Two years ago in the waters off the coast of Japan, a container ship collided with a U.S. Navy destroyer, killing seven sailors. Survivors of the collision, along with family members representing the sailor who lost their lives, have filed suit against the company which owns the ACX Crystal, the container vessel involved in the collision. The filing paints a terrifying picture of what the surviving sailors and those who lost their lives experienced during the collision.
The two ships were attempting to merge in waters that congested with marine traffic. The container vessel collided with the destroyer and caused a deep gash in the ship to flood two sleeping compartments, where approximately 300 sailors were asleep.
In the allegation, surviving sailors detailed the frantic escape from the sinking vessel. Those who survived were forced to “swim for their lives.” A statement from one of the last sailors to make it out of the sleeping quarters described a “wall of water” rushing into the compartment. A locker fell on him as he attempted to reach the door. A fellow sailor was able to push him out from under it. As he reached the port, he was completely submerged in water. Another sailor was able to reach down, grab his arm, and pull him to safety. Many of the sailors behind him did not make it out in time.
The lawsuit details the panic that the sailors who did not survive would have experienced during the last few moments of their lives. None of the sailors who died were killed by the initial collision. The claim states “all decedent Sailors suffered from a significant period of extreme conscious pain and suffering and pre-death fright from the time of the collision until their deaths by drowning.”

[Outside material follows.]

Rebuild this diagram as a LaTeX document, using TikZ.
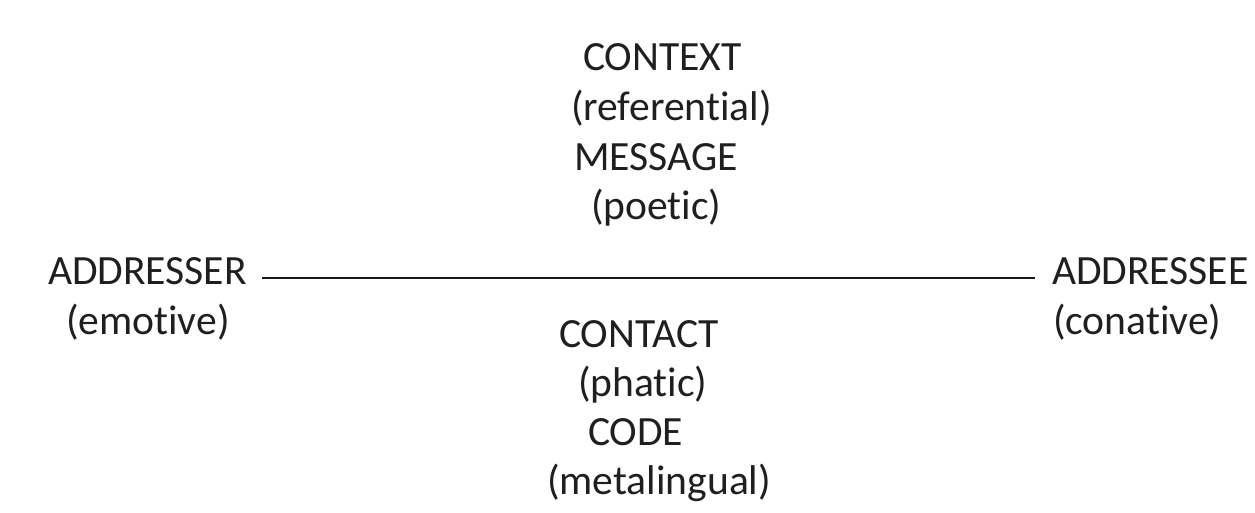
\documentclass[tikz,border=0pt]{standalone}
\usepackage{fontspec}
\setmainfont[Ligatures={NoCommon},RawFeature={-liga}]{Carlito}
\usetikzlibrary{calc}
\begin{document}
\begin{tikzpicture}[x=0.75pt,y=-0.75pt,
  lbl/.style={anchor=base west,inner sep=0pt,outer sep=0pt,font=\fontsize{31.2pt}{36pt}\selectfont,text=black!88},
  link/.style={line width=1.5pt,draw=black!90}]
\useasboundingbox (0,0) rectangle (1255,512);
\node[lbl] (context) at (583,70) {CONTEXT};
\node[lbl] (referential) at (571,120) {(referential)};
\node[lbl] (message) at (574,170) {MESSAGE};
\node[lbl] (poetic) at (591,219) {(poetic)};
\node[lbl] (addresser) at (48,284) {ADDRESSER};
\node[lbl] (emotive) at (66,334) {(emotive)};
\node[lbl] (addressee) at (1052,284) {ADDRESSEE};
\node[lbl] (conative) at (1053,334) {(conative)};
\node[lbl] (contact) at (559,347) {CONTACT};
\node[lbl] (phatic) at (578,396) {(phatic)};
\node[lbl] (code) at (588,445) {CODE};
\node[lbl] (metalingual) at (547,494) {(metalingual)};
\draw[link] ($(addresser.base east)+(15,-6)$) -- ($(addressee.base west)+(-17,-6)$);
\end{tikzpicture}
\end{document}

According to the plaintiffs, the ship collision was “entirely avoidable.” Their lawsuit claims that the personnel aboard the ACX Crystal failed to follow procedures intended to alert their own crew and nearby ships of impending danger. The claim states that it wasn’t until one minute before the collision that ACX Crystal operators took the ship off autopilot and took any manual maneuvers to avoid colliding with the destroyer. Additionally, the ship did not sound any short warning blasts, which could have alerted sailors aboard the Navy destroyer. An attorney representing the victims called the conduct of the ACX Crystal operators “negligent and reckless.”
The lawsuit, one of two lawsuits concerning the collision, was filed on Monday in a Louisiana federal court. The plaintiffs, which include relatives of the seven sailors who died, 40 sailors who survived the collision, and family members of some survivors, are seeking damages in excess of $287 million.